No conteúdo dos contratos, «entre outros atropelos», há uma norma imperativa que dita que, se o contraente celibatário se vier a casar, «terá de o fazer obrigatoriamente pelo regime da comunhão geral de bens», referiu o presidente da APDC, Mário Frota.
Segundo o jurista, «se a lei estabelece que, no silêncio das partes, vigora o regime de comunhão de adquiridos, não pode haver quem, em circunstância alguma, se sobreponha à lei e obrigue uma pessoa a casar em comunhão geral de bens. Sob pena de graves, pesadas sanções, terá a pobre da criatura de se sujeitar a um regime de bens que a lei não impõe em qualquer circunstância», realçou.

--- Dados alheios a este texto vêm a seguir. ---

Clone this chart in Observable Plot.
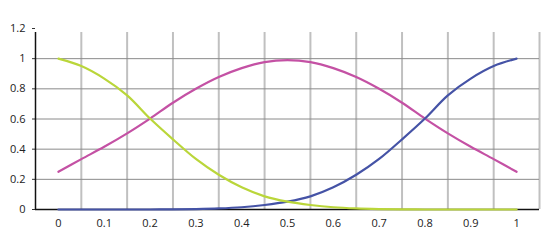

Mário Frota considera que esta situação «mostra bem a dimensão da imposição do sector financeiro, banca, instituições de crédito e das sociedades financeiras nas aquisições a crédito, enquanto grupo de pressão cujo poder vai além do que foi definido pelo legislador».
«Ainda hoje, no Diário Económico, Jorge Sampaio se vem queixar de que Portugal está espartilhado por grupos de interesses poderosos e de que o poder político vive uma fraqueza manifesta. É a confirmação de que quem dita as regras são as instituições financeiras», disse.
Segundo o presidente da APDC as instituições de crédito utilizam esta estratégia para reforçar a segurança no caso de falta de pagamento e as pessoas acabam por aceitar «porque não têm casas para arrendar e, para comprar, precisam de recorrer ao crédito».
Mário Frota lamenta que, em Portugal, não haja «uma preocupação com as pessoas e com o equilíbrio dos orçamentos» e que as instituições não se interessem «com as desgraças que podem criar».
Frota dá ainda o exemplo da Grã-Bretanha, onde «uma eventual subida de juros não afecta a vida das pessoas, porque, em vez de verem aumentado o montante das prestações, é-lhes aumentada a duração do pagamento de 20 para 21 ou 22 anos».